No segundo pilar, a CNI defende no Congresso Nacional a implementação de um mercado regulado de carbono, na forma de um sistema de comércio de emissões, sob o racional “cap and trade”, que estimula as empresas a fazerem investimentos em tecnologias limpas. Mesmo não tendo um mercado regulado, em alguns setores, como o de cimento, o Brasil já emite menos da metade dos gases de efeito estufa que a média mundial.

Na economia circular, o Brasil também tem uma série de boas iniciativas que podem servir de exemplo. Enquanto no Brasil 56% do alumínio é reciclado, no mundo esta média é de 26%. Este é apenas um dos exemplos do esforço do setor produtivo brasileiro em liderar uma agenda de sustentabilidade em nível global.

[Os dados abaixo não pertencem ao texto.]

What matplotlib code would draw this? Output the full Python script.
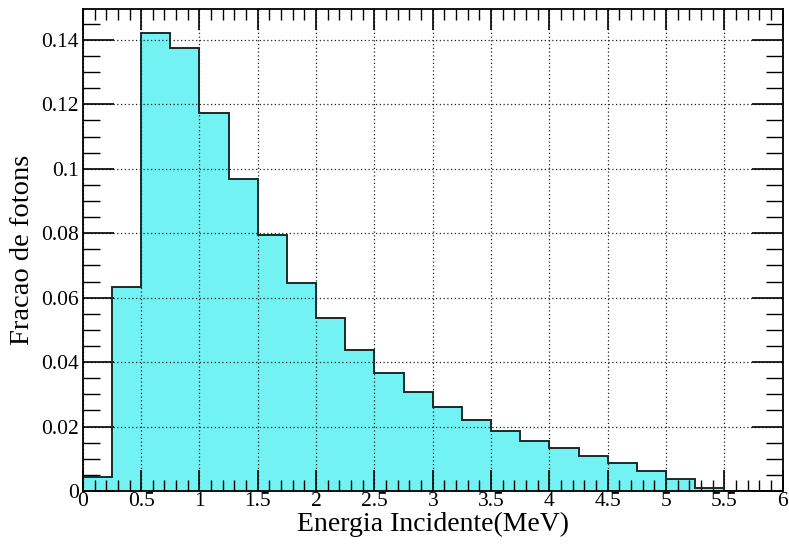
import numpy as np
import matplotlib
matplotlib.use("Agg")
import matplotlib.pyplot as plt
from matplotlib.ticker import MultipleLocator, FuncFormatter

bin_edges = [0.0, 0.25, 0.5, 0.75, 1.0, 1.25, 1.5, 1.75, 2.0, 2.25, 2.5, 2.75,
             3.0, 3.25, 3.5, 3.75, 4.0, 4.25, 4.5, 4.75, 5.0, 5.25, 5.5, 5.75, 6.0]
fractions = [0.0045, 0.0634, 0.1420, 0.1376, 0.1173, 0.0969, 0.0795, 0.0645,
             0.0536, 0.0438, 0.0366, 0.0308, 0.0261, 0.0222, 0.0187, 0.0156,
             0.0133, 0.0108, 0.0086, 0.0062, 0.0038, 0.0008, 0.0, 0.0]

plt.rcParams['font.family'] = ['Liberation Serif', 'DejaVu Serif']

fig = plt.figure(figsize=(7.89, 5.45), dpi=100)
ax = fig.add_axes([0.105, 0.099, 0.887, 0.884])

ax.stairs(fractions, bin_edges, fill=True, color='#72f2f2', zorder=1)
ax.stairs(fractions, bin_edges, fill=False, color='#1a2a2a', linewidth=1.4, zorder=3)

ax.set_xlim(0, 6)
ax.set_ylim(0, 0.1495)
ax.xaxis.set_major_locator(MultipleLocator(0.5))
ax.xaxis.set_minor_locator(MultipleLocator(0.1))
ax.yaxis.set_major_locator(MultipleLocator(0.02))
ax.yaxis.set_minor_locator(MultipleLocator(0.005))

def fmt(v, pos):
    s = ('%.2f' % v).rstrip('0').rstrip('.')
    return s if s else '0'
ax.xaxis.set_major_formatter(FuncFormatter(fmt))
ax.yaxis.set_major_formatter(FuncFormatter(fmt))

ax.grid(True, which='major', linestyle=(0, (1, 2)), color='#222222', linewidth=0.9, zorder=2)
ax.set_axisbelow(False)

ax.tick_params(which='both', direction='in', top=True, right=True, labelsize=15.5)
ax.tick_params(axis='y', which='major', length=22, width=1.2, pad=3)
ax.tick_params(axis='y', which='minor', length=12, width=1.0)
ax.tick_params(axis='x', which='major', length=15, width=1.2)
ax.tick_params(axis='x', which='minor', length=8, width=1.0)
ax.tick_params(axis='x', pad=1)

for sp in ax.spines.values():
    sp.set_linewidth(1.3)
    sp.set_zorder(4)

ax.set_xlabel('Energia Incidente(MeV)', fontsize=20, labelpad=0.5)
ax.set_ylabel('Fracao de fotons', fontsize=20.5, labelpad=4)

fig.savefig('out.png', dpi=100)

O pilar da conservação florestal traz proposta objetiva para atacarmos um problema que afeta o meio ambiente e a imagem do Brasil no mundo. Por meio do manejo florestal sustentável e da concessão de florestas públicas, além da fiscalização e do monitoramento, é possível conservar e gerar oportunidade para milhões de pessoas que vivem nas proximidades de áreas florestais no país. Aqui, mais uma vez devemos usar a lógica de estimular as boas práticas como forma de combater e coibir as indesejáveis.

Para a indústria, a COP26 é uma oportunidade para mostrar o seu comprometimento histórico com a questão ambiental, atrair investimentos para o Brasil e avançar nas relações internacionais com parceiros estratégicos como os países da União Europeia.

Em termos de atração de investimento, ainda há muito a avançar. A América Latina e o Caribe ficaram com apenas 4,5% do total de recursos disponibilizados pelos fundos climáticos. A parcela destinada ao Brasil é ainda menor. A título de comparação, a Ásia abocanhou 38% desses recursos.

Chegou a hora de transformar o debate sobre a questão climática em ações objetivas com resultados concretos. A resposta passa, necessariamente por uma abordagem global, pela inovação, tecnologia e pelo Brasil, um país de dimensões continentais que tem mais de 60% da sua área coberta por vegetação nativa, detentor da maior biodiversidade do planeta.

A COP26 é uma oportunidade única para reconhecermos que a crítica sem propostas serve de alerta, mas não traz a solução. E, se queremos resultados concretos, precisamos adotar medidas igualmente concretas, como a ratificação do acordo Mercosul União Europeia.

Robson Braga de Andrade é empresário e presidente da Confederação Nacional da Indústria (CNI).